Una camicia a quadri, un paio di jeans e un codino. Una chitarra e una voce intima, quella di Claudio Domestico, in arte Gnut. Ieri, 23 maggio, tra il velluto rosso e i palchetti dello storico Teatro Sannazaro di Napoli, si è consumata una serata interessante, che più che un concerto, sembrava una chiacchierata tra amici. A renderlo possibile la semplicità del cantautore napoletano, che, con timidezza e simpatia, impugnando la sua chitarra, Ciaccarella, che, a occhio e croce, ha cinquant’anni, non ha soltanto cantato i suoi pezzi, ma ha raccontato cosa ci fosse dietro le parole e le note che lo hanno reso noto e tanto amato tra i giovani, e non solo. E così, ci ha fatto entrare nella sua stanza, ci ha portato sul suo letto, dal quale, mentre fuori pioveva a dirotto, è dovuto scappare perchè si stava “scrivendo sotto”. Ha raccontato tanti aneddoti, storie di vita familiare, nonni “cantanti” e nonne “manager”, amicizie. Perchè è vero che l’arte e la musica nascono così, per strada, nutrite dalla vita che ci capita, mentre nemmeno ce ne accorgiamo.
Gnut, chitarra e cuore sul palco
La prima parte del concerto, ha visto Gnut cantare e suonare accompagnato dalla sua band, e poi, in solitaria, nei suoi “never green”. Pezzi che raccontano la nostra generazione, sogni, speranze, delusioni.

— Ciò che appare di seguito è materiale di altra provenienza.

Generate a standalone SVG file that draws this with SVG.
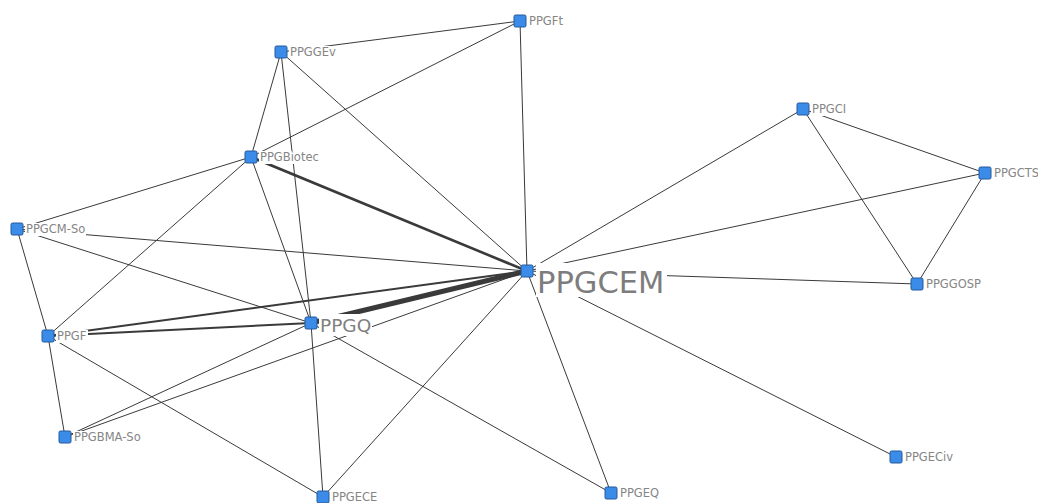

Pezzi in cui è facile scorgersi e riconoscersi, in nome di quei sentimenti semplici e universali che Claudio mette in musica, come l’amore.
E proprio il parlare dell’amore ha risucchiato sul palco un ospite speciale, l’amico e poeta Alessio Sollo e la sua verve inconfondibile. A ritmo di battute e risate complici su quell’amore, che, a detta di Sollo, “se l’avessa fa nu’ poco con l’amicizia e dovrebbe imparare qualcosa da questa“, è partita la canzone L’ammore over, una delle quattro perle dell’EP Hear My Voice, nato proprio dall’incontro fortunato tra la musica di Gnut e le parole di Sollo. Ambizioso progetto registrato alla fine del 2017 in uno studio a Cevennes, in Francia. Con una timbrica che rimanda a nomi come Elliot Smith e Bon Iver, vi prendono vita sono storie d’amore, tradimenti, serenate e il fascino inconfondibile di una città come Napoli che fa da irrinunciabile scenario. Immancabile la presenza di altri nomi noti agli amanti del genere, come Andrea Tartaglia e Roberto Colella, che, uniti in un abbraccio, prima ancora che in un coro, hanno chiuso una di quelle serate che dovrebbero ripetersi più spesso, che ti fanno capire quanto di bello può fare la musica quando va oltre la musica stessa.